Dataset Splits	Yes	Each recording session consists of up to 6,000 image presentations (i.e. trials), where 5,000 unique images are combined with 10 repetitions of 100 additional unique images, randomly intermixed. The 1,000 trials with repeated images are used as the test set and the rest are divided into train and validation sets with a split ratio of 90% and 10% respectively.
Hardware Specification	Yes	Each model was trained on a single Nvidia RTX 2080Ti GPU and all models converged within 200 epochs.
Software Dependencies	No	The paper mentions software tools like 'Adam W optimizer (Loshchilov and Hutter, 2019)' and 'SciPy's curve_fit() function' but does not provide specific version numbers for any key software components or libraries.

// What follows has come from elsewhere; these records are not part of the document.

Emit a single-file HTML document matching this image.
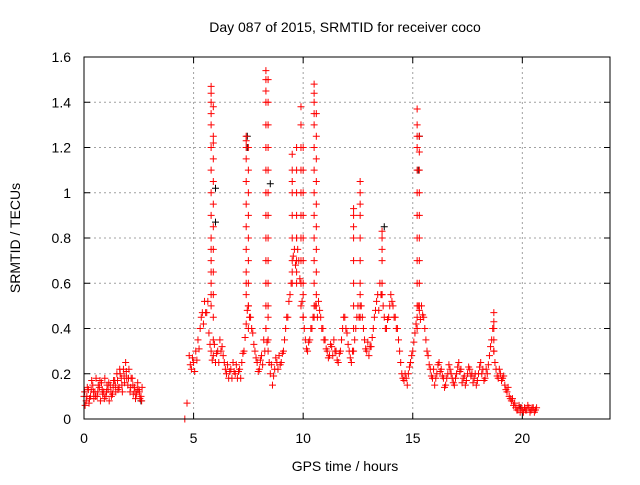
<!DOCTYPE html>
<html><head><meta charset="utf-8"><style>
body{margin:0;background:#fff}
svg text{font-family:"Liberation Sans",sans-serif;font-size:14px;fill:#000}
</style></head><body>
<svg id="chart" width="640" height="480" viewBox="0 0 640 480" xmlns="http://www.w3.org/2000/svg">
<rect width="640" height="480" fill="#fff"/>
<text x="345" y="32" text-anchor="middle">Day 087 of 2015, SRMTID for receiver coco</text>
<text transform="translate(20,238) rotate(-90)" text-anchor="middle">SRMTID / TECUs</text>
<text x="345" y="471" text-anchor="middle">GPS time / hours</text>
<g id="grid"></g><g id="ticks"></g><g id="marks"></g>
<rect x="84" y="57" width="526" height="362" fill="none" stroke="#000" stroke-width="1"/>
</svg>
<script>
const xTicks=[0,5,10,15,20];
const yTicks=[0,0.2,0.4,0.6,0.8,1,1.2,1.4,1.6];
const yTickLabels=["0","0.2","0.4","0.6","0.8","1","1.2","1.4","1.6"];
const earlyStart=0.0, step=0.1;
const earlyValues=[0.10,0.08,0.13,0.10,0.15,0.12,0.10,0.14,0.16,0.12,0.10,0.13,0.15,0.11,0.17,0.20,0.14,0.18,0.22,0.25,0.15,0.12,0.18,0.14,0.11,0.13,0.10];
const earlyValues2=[0.06,0.14,0.09,0.17,0.09,0.18,0.15,0.08,0.11,0.18,0.15,0.08,0.10,0.17,0.12,0.13,0.20,0.12,0.16,0.18,0.22,0.18,0.11,0.09,0.16,0.09,0.14];
const earlyValues3=[0.12,0.10,0.07,0.13,0.12,0.10,0.12,0.17,0.13,0.09,0.12,0.16,0.12,0.14,0.15,0.17,0.22,0.15,0.19,0.21,0.18,0.14,0.15,0.12,0.13,0.12,0.08];
const gapPoints=[[4.6,0.0],[4.7,0.07]];
const mainStart=4.8;
const mainValues=[0.28,0.22,0.25,0.30,0.35,0.40,0.47,0.52,0.47,0.38,0.30,0.28,0.25,0.30,0.35,0.32,0.25,0.20,0.18,0.22,0.25,0.20,0.18,0.22,0.25,0.30,0.42,0.50,0.45,0.38,0.30,0.25,0.22,0.28,0.35,0.40,0.30,0.20,0.15,0.22,0.25,0.28,0.25,0.30,0.40,0.45,0.55,0.65,0.75,0.80,0.70,0.60,0.45,0.35,0.30,0.35,0.40,0.45,0.50,0.52,0.45,0.40,0.35,0.30,0.28,0.32,0.35,0.30,0.25,0.30,0.40,0.45,0.38,0.30,0.25,0.30,0.40,0.50,0.55,0.45,0.35,0.30,0.28,0.32,0.40,0.48,0.55,0.60,0.55,0.45,0.40,0.45,0.55,0.50,0.45,0.40,0.30,0.20,0.17,0.18,0.20,0.25,0.30,0.38,0.45,0.48,0.50,0.45,0.35,0.28,0.22,0.18,0.15,0.20,0.25,0.22,0.18,0.15,0.20,0.22,0.18,0.15,0.20,0.25,0.22,0.18,0.15,0.20,0.22,0.20,0.18,0.15,0.20,0.25,0.22,0.18,0.20,0.28,0.35,0.30,0.22,0.18,0.20,0.18,0.15,0.12,0.10,0.08,0.06,0.05,0.04,0.03,0.04,0.05,0.04,0.05,0.04,0.05,0.04];
const mainValues2=[0.24,0.27,0.21,0.26,0.31,0.45,0.42,0.47,0.52,0.33,0.26,0.33,0.29,0.25,0.30,0.28,0.22,0.24,0.21,0.18,0.21,0.24,0.21,0.18,0.29,0.36,0.48,0.45,0.40,0.33,0.27,0.21,0.26,0.24,0.30,0.34,0.25,0.24,0.19,0.27,0.22,0.24,0.29,0.35,0.45,0.52,0.60,0.72,0.68,0.75,0.62,0.52,0.40,0.31,0.34,0.40,0.45,0.50,0.45,0.48,0.40,0.35,0.31,0.27,0.33,0.28,0.30,0.26,0.29,0.35,0.45,0.40,0.33,0.27,0.30,0.35,0.45,0.45,0.50,0.40,0.31,0.34,0.32,0.36,0.45,0.52,0.48,0.55,0.50,0.40,0.44,0.50,0.52,0.45,0.40,0.35,0.25,0.18,0.20,0.15,0.23,0.28,0.34,0.42,0.50,0.44,0.46,0.40,0.30,0.24,0.19,0.22,0.18,0.24,0.21,0.19,0.14,0.18,0.24,0.20,0.16,0.18,0.23,0.21,0.16,0.19,0.17,0.23,0.19,0.16,0.20,0.17,0.23,0.20,0.17,0.22,0.24,0.32,0.40,0.25,0.19,0.22,0.17,0.19,0.13,0.14,0.09,0.09,0.07,0.04,0.06,0.05,0.03,0.04,0.06,0.03,0.05,0.03,0.05];
const spikeTimes=[5.8,5.9,7.4,7.5,8.3,8.4,9.5,9.7,9.9,10.0,10.5,10.6,12.3,12.6,13.6,15.2,15.3,18.7];
const spikeValues=[
[0.5,0.55,0.6,0.65,0.7,0.75,0.8,0.9,1.0,1.1,1.2,1.3,1.35,1.4,1.44,1.47],
[0.35,0.45,0.55,0.65,0.75,0.85,0.95,1.05,1.15,1.22,1.25,1.38],
[0.55,0.6,0.65,0.75,0.85,0.95,1.05,1.15,1.2,1.23,1.25],
[0.4,0.5,0.6,0.7,0.8,0.9,1.0,1.1,1.2],
[0.5,0.6,0.7,0.8,0.9,1.0,1.1,1.2,1.3,1.4,1.45,1.5,1.54],
[0.35,0.45,0.5,0.6,0.7,0.8,0.9,1.0,1.1,1.2,1.3,1.4,1.5],
[0.6,0.7,0.8,0.9,1.0,1.05,1.1,1.17],
[0.6,0.65,0.7,0.8,0.9,1.0,1.1,1.2],
[0.5,0.6,0.7,0.8,0.9,1.0,1.1,1.2,1.3,1.38],
[0.45,0.55,0.6,0.7,0.8,0.9,1.0,1.1,1.2],
[0.5,0.6,0.7,0.8,0.9,1.0,1.1,1.2,1.3,1.35,1.4,1.44,1.48],
[0.55,0.65,0.75,0.85,0.95,1.05,1.15,1.25,1.35],
[0.4,0.5,0.6,0.7,0.8,0.85,0.9,0.93],
[0.45,0.5,0.6,0.7,0.8,0.9,0.95,1.0,1.05],
[0.55,0.6,0.7,0.75,0.8,0.83],
[0.4,0.5,0.6,0.7,0.8,0.9,1.0,1.1,1.2,1.25,1.3,1.37],
[0.5,0.6,0.7,0.8,0.9,1.0,1.1,1.18,1.25],
[0.3,0.35,0.4,0.43,0.47]];
const blackPoints=[[7.45,1.25],[7.45,1.2],[15.3,1.25],[15.25,1.1],[13.7,0.85],[8.5,1.04],[6.0,1.02],[6.0,0.87],[2.6,0.08],[19.9,0.05]];

const X=v=>84+v*(526/24), Y=v=>419-v*(362/1.6);
const NS="http://www.w3.org/2000/svg";
const grid=document.getElementById('grid'),ticks=document.getElementById('ticks'),marks=document.getElementById('marks');
function line(p,x1,y1,x2,y2,st,dash){const l=document.createElementNS(NS,'line');l.setAttribute('x1',x1);l.setAttribute('y1',y1);l.setAttribute('x2',x2);l.setAttribute('y2',y2);l.setAttribute('stroke',st);if(dash)l.setAttribute('stroke-dasharray',dash);p.appendChild(l);return l;}
xTicks.forEach(t=>{const x=X(t);
 const g=line(grid,x,57,x,419,'#a0a0a0','2,3');
 
 
 line(ticks,x,419,x,413,'#000');line(ticks,x,57,x,63,'#000');
 const tx=document.createElementNS(NS,'text');tx.setAttribute('x',x);tx.setAttribute('y',443);tx.setAttribute('text-anchor','middle');tx.textContent=t;
 
 
 ticks.appendChild(tx);});
yTicks.forEach((t,i)=>{const y=Y(t);
 const g=line(grid,84,y,610,y,'#a0a0a0','2,3');
 
 
 line(ticks,84,y,90,y,'#000');line(ticks,610,y,604,y,'#000');
 const tx=document.createElementNS(NS,'text');tx.setAttribute('x',71);tx.setAttribute('y',y+5);tx.setAttribute('text-anchor','end');tx.textContent=yTickLabels[i];
 
 
 ticks.appendChild(tx);});
function plus(t,v,c){const x=X(t),y=Y(v);const p=document.createElementNS(NS,'path');
 p.setAttribute('d',`M${x-3.5} ${y}H${x+3.5}M${x} ${y-3.5}V${y+3.5}`);p.setAttribute('stroke',c);p.setAttribute('stroke-width','1');
 
 
 marks.appendChild(p);}
blackPoints.forEach(p=>plus(p[0],p[1],'#000'));
earlyValues.forEach((v,i)=>plus(earlyStart+i*step,v,'#f00'));
earlyValues2.forEach((v,i)=>plus(earlyStart+i*step+0.05,v,'#f00'));
earlyValues3.forEach((v,i)=>plus(earlyStart+i*step+0.03,v,'#f00'));
gapPoints.forEach(p=>plus(p[0],p[1],'#f00'));
mainValues.forEach((v,i)=>plus(mainStart+i*step,v,'#f00'));
mainValues2.forEach((v,i)=>plus(mainStart+i*step+0.05,v,'#f00'));
spikeTimes.forEach((t,i)=>spikeValues[i].forEach(v=>plus(t,v,'#f00')));
</script>
</body></html>
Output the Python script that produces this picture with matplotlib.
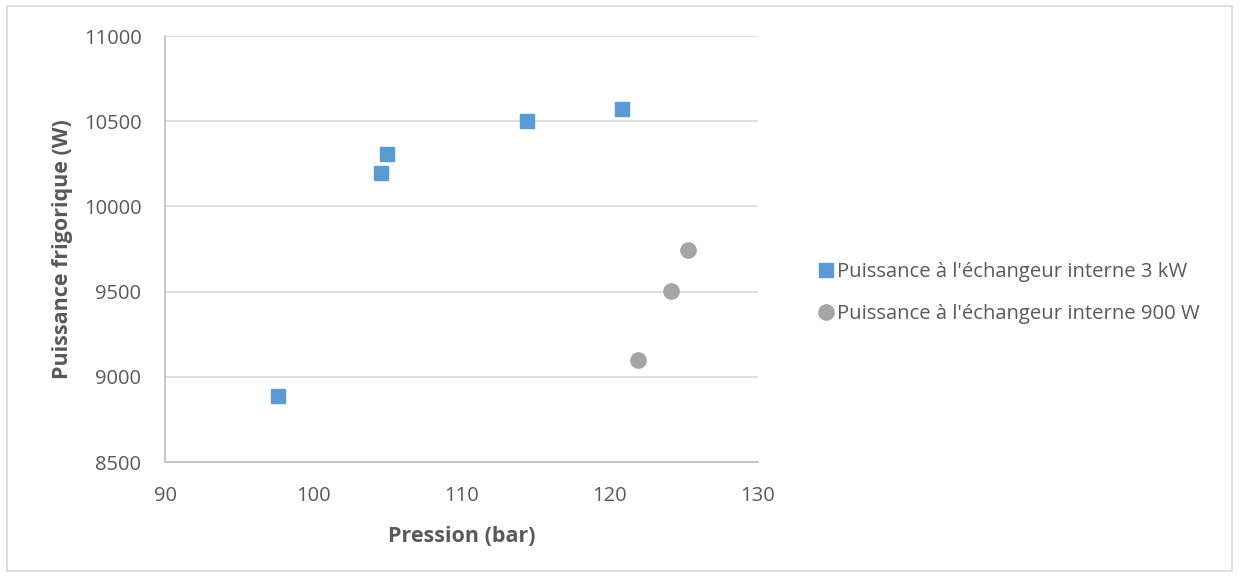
import matplotlib
matplotlib.use("Agg")
import matplotlib.pyplot as plt
from matplotlib.patches import Rectangle

# Data
pression_3kw = [97.6, 104.6, 105.0, 114.4, 120.8]
puissance_3kw = [8885, 10195, 10305, 10500, 10570]
pression_900w = [121.9, 124.1, 125.3]
puissance_900w = [9100, 9505, 9745]
labels = ["Puissance à l'échangeur interne 3 kW",
          "Puissance à l'échangeur interne 900 W"]

plt.rcParams["font.family"] = ["Open Sans", "DejaVu Sans"]
text_col = "#595959"
grid_col = "#d9d9d9"

fig = plt.figure(figsize=(12.39, 5.77), dpi=100)
ax = fig.add_axes([0.1332, 0.1993, 0.4786, 0.7383])

ax.plot(pression_3kw, puissance_3kw, linestyle="none", marker="s",
        markersize=10.5, color="#5B9BD5", markeredgecolor="#5B9BD5",
        label=labels[0], zorder=3)
ax.plot(pression_900w, puissance_900w, linestyle="none", marker="o",
        markersize=11, color="#A5A5A5", markeredgecolor="#A5A5A5",
        label=labels[1], zorder=3)

ax.set_xlim(90, 130)
ax.set_ylim(8500, 11000)
ax.set_xticks(range(90, 131, 10))
ax.set_yticks(range(8500, 11001, 500))
ax.yaxis.grid(True, color=grid_col, linewidth=1.2)
ax.set_axisbelow(True)

for s in ["top", "right"]:
    ax.spines[s].set_visible(False)
for s in ["left", "bottom"]:
    ax.spines[s].set_color("#bfbfbf")
    ax.spines[s].set_linewidth(1.2)

ax.tick_params(axis="both", length=0, labelsize=14.5, labelcolor=text_col)
ax.tick_params(axis="x", pad=17)
ax.tick_params(axis="y", pad=17)

ax.set_xlabel("Pression (bar)", fontsize=15.5, fontweight="bold",
              color=text_col, labelpad=15)
ax.set_ylabel("Puissance frigorique (W)", fontsize=15.5, fontweight="bold",
              color=text_col, labelpad=8)

leg = fig.legend(loc="center left", bbox_to_anchor=(0.643, 0.492),
                 frameon=False, fontsize=14.6, handletextpad=0.0,
                 handlelength=1.1, labelspacing=1.1)
for t in leg.get_texts():
    t.set_color(text_col)

# chart border
fig.patches.append(Rectangle((0.006, 0.01), 0.988, 0.98, transform=fig.transFigure,
                             fill=False, edgecolor="#d9d9d9", linewidth=1.2))

fig.savefig("out.png", dpi=100)
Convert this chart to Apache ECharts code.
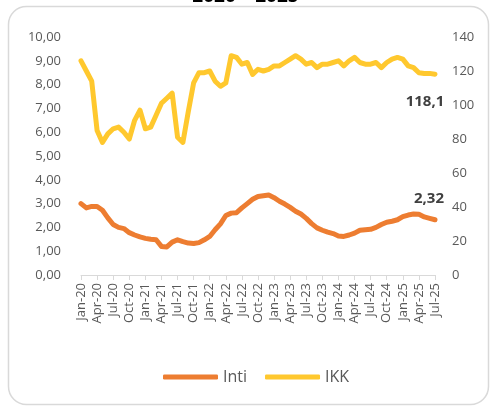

Experiment Setup	Yes	We used the same train, validation and test split provided by the two datasets (see Section 2). Natural images, recorded responses, and behavioral variables (i.e. pupil dilation, dilation derivative, pupil center, running speed) were standardized using the mean and standard deviation measured from the training set and the images were then resized to 36 x 64 pixels from 144 x 256 pixels. The shared core and per-animal readout modules were trained jointly using the Adam W optimizer (Loshchilov and Hutter, 2019) to minimize the Poisson loss... A small value ε = 1e-8 was added to both r and o prior to the loss calculation to improve numeric stability. Gradients from each mouse were accumulated before a single gradient update to all modules... We used a learning rate scheduler in conjunction with early stopping: if the validation loss did not improve over 10 consecutive epochs, we reduced the learning rate by a factor of 0.3; if the model still had not improved after 2 learning rate reductions, we then terminated the training process. Dropout (Srivastava et al., 2014), stochastic depths (Huang et al., 2016), and L1 weight regularization were added to prevent overfitting. The weights in dense layers were initialized by sampling from a truncated normal distribution (µ = 0.0, σ = 0.02), where the bias values were set to 0.0; whereas the weight and bias in Layer Norm were set to 1.0 and 0.0. Each model was trained on a single Nvidia RTX 2080Ti GPU and all models converged within 200 epochs. Finally, we employed Hyperband Bayesian optimization (Li et al., 2017) to find the hyperparameters that achieved the best performance in the validation set. This included finding the optimal tokenization method and self-attention mechanism. The initial search space and final hyperparameter settings are detailed in Table A.2.